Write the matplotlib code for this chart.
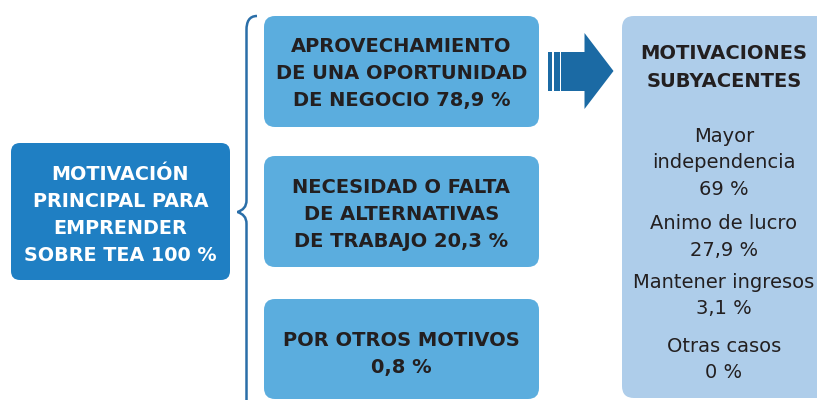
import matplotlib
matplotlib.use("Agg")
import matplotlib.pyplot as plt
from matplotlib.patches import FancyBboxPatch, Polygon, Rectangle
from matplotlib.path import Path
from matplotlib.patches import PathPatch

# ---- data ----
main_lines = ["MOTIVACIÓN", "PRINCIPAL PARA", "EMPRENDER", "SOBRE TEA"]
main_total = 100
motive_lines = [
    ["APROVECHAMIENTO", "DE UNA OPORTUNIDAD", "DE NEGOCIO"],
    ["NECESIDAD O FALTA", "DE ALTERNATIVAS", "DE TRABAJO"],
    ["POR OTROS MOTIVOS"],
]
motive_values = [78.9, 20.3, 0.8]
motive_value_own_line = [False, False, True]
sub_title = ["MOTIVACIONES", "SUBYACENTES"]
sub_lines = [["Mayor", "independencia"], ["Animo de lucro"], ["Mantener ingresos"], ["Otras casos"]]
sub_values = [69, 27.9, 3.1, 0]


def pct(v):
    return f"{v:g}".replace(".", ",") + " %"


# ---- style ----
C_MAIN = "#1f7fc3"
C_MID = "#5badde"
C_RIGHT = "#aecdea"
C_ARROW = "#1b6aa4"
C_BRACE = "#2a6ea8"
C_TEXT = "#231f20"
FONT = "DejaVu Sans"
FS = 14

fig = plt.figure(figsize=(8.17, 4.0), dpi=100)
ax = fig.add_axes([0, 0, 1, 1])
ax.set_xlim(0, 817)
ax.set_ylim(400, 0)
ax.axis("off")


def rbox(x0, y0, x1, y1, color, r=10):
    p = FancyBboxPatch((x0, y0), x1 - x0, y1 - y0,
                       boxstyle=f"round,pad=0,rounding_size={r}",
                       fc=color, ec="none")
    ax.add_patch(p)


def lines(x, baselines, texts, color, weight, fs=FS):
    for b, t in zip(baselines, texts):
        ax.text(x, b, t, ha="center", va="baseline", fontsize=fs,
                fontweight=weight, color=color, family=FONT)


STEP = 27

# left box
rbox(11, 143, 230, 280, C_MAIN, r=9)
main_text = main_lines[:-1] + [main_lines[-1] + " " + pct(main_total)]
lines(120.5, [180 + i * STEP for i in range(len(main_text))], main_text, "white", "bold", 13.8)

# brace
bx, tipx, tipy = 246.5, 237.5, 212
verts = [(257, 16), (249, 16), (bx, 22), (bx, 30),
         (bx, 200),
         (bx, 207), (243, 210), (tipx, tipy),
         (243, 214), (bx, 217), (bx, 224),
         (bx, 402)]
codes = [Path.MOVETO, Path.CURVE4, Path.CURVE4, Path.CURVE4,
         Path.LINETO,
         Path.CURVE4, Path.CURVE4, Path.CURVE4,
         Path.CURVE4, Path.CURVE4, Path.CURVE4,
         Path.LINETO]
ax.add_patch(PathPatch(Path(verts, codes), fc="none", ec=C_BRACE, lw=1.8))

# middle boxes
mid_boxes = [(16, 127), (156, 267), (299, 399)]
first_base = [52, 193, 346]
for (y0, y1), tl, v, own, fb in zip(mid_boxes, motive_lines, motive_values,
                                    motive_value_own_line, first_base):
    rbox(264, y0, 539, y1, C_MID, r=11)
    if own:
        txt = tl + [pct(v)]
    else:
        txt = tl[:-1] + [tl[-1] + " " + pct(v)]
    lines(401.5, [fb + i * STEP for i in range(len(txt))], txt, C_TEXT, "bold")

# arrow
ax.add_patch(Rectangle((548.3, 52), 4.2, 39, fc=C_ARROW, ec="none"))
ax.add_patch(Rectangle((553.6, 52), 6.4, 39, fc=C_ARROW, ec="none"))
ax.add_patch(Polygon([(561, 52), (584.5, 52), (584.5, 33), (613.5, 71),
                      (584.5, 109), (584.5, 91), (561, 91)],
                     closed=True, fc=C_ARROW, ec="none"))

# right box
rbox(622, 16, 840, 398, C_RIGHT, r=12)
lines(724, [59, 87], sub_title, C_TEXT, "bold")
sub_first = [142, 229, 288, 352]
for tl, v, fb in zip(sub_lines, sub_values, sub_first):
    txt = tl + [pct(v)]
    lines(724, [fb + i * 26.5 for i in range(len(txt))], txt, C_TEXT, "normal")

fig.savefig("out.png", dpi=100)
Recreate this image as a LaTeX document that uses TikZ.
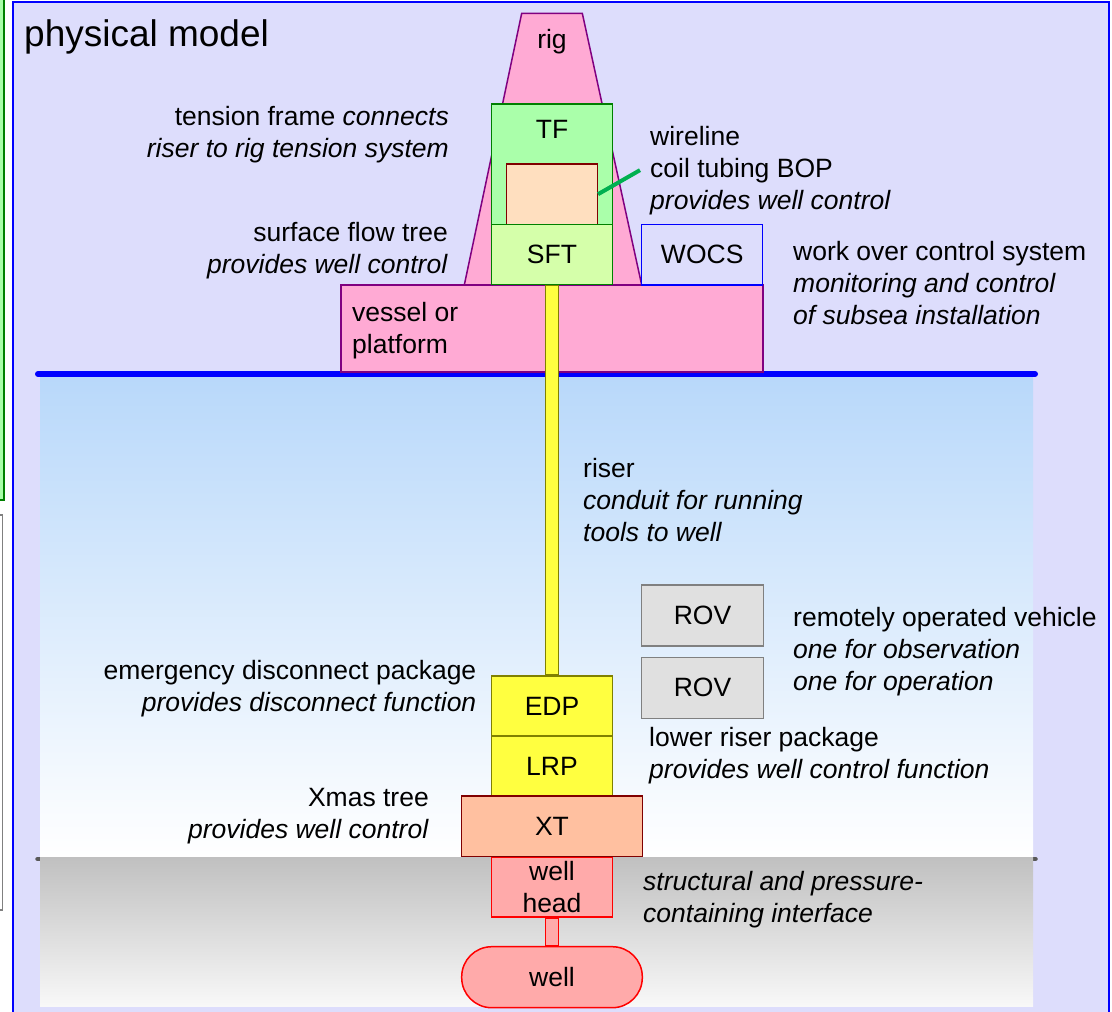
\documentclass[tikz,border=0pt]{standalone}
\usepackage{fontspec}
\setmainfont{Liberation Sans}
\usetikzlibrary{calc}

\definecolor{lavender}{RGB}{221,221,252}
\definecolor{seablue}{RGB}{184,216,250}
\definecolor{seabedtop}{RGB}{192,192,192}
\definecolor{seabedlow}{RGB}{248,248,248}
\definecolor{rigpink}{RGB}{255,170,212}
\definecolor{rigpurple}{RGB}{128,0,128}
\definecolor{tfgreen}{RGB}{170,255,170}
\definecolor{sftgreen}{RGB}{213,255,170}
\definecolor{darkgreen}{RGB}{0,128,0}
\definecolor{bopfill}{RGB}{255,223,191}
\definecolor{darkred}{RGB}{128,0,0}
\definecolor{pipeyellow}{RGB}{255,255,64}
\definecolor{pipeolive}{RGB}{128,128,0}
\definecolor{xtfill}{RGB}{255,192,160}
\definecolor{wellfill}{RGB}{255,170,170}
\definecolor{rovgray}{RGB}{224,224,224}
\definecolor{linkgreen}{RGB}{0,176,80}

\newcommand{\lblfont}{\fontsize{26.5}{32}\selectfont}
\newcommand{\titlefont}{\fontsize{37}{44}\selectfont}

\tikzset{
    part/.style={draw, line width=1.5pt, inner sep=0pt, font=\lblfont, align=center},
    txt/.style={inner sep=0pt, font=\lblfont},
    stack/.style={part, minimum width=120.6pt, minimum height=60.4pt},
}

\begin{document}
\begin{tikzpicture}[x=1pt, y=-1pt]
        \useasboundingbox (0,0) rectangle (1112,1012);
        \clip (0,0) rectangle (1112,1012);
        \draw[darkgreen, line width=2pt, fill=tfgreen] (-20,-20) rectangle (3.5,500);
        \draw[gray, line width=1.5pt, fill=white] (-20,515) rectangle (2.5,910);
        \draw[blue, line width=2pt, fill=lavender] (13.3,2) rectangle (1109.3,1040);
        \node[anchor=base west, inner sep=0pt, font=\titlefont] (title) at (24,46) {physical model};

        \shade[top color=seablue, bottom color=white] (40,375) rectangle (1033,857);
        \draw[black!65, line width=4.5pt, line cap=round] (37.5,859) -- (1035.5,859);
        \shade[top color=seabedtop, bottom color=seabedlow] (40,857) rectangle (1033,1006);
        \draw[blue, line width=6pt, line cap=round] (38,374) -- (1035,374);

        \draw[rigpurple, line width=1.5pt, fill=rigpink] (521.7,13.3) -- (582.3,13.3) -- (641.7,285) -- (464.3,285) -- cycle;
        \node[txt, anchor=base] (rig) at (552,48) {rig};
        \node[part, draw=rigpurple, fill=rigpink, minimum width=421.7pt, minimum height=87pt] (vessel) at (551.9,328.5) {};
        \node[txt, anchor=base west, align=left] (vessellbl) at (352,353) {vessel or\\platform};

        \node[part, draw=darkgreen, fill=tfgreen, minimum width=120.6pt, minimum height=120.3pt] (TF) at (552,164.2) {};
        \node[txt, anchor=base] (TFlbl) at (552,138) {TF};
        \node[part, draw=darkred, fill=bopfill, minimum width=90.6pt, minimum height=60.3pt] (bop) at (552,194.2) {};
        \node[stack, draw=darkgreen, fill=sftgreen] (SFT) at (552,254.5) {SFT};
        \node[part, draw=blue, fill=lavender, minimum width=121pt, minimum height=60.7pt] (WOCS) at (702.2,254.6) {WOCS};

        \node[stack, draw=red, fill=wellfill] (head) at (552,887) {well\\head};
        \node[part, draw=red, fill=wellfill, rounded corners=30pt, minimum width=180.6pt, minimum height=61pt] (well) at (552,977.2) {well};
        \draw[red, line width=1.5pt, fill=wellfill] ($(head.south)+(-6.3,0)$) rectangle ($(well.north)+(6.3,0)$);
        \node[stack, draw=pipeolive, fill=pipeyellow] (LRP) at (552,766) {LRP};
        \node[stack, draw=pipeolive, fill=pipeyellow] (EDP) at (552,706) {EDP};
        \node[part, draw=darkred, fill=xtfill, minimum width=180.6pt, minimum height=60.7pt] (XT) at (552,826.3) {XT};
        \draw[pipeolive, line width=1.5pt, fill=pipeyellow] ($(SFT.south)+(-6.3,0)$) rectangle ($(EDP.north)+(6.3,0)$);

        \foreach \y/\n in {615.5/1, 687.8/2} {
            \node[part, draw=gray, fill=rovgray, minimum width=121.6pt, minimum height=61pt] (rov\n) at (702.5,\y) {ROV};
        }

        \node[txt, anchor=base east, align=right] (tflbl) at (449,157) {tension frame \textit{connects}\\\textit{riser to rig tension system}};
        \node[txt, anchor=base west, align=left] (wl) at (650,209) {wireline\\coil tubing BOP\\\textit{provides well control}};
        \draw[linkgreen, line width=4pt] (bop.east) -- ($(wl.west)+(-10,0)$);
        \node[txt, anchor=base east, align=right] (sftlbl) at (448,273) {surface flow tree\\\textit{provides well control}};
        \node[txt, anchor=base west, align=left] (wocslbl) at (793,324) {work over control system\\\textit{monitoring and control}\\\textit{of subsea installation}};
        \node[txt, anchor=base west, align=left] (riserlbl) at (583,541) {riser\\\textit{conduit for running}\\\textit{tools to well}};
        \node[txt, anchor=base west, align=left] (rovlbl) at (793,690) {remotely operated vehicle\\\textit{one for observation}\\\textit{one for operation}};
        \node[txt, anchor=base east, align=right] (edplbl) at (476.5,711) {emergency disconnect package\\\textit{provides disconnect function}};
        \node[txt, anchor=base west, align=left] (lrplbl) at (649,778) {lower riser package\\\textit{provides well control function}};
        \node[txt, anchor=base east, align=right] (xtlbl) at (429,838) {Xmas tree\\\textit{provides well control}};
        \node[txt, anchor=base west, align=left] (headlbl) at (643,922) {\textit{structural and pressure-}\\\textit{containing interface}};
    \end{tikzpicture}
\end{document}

-- -- --

§ Stated goal:
Please transcribe, word for word, every line from the first line of the records above through the line containing "from matplotlib.patches import PathPatch", and leave out any pictures.

§ Full solution:
Write the matplotlib code for this chart.
import matplotlib
matplotlib.use("Agg")
import matplotlib.pyplot as plt
from matplotlib.patches import FancyBboxPatch, Polygon, Rectangle
from matplotlib.path import Path
from matplotlib.patches import PathPatch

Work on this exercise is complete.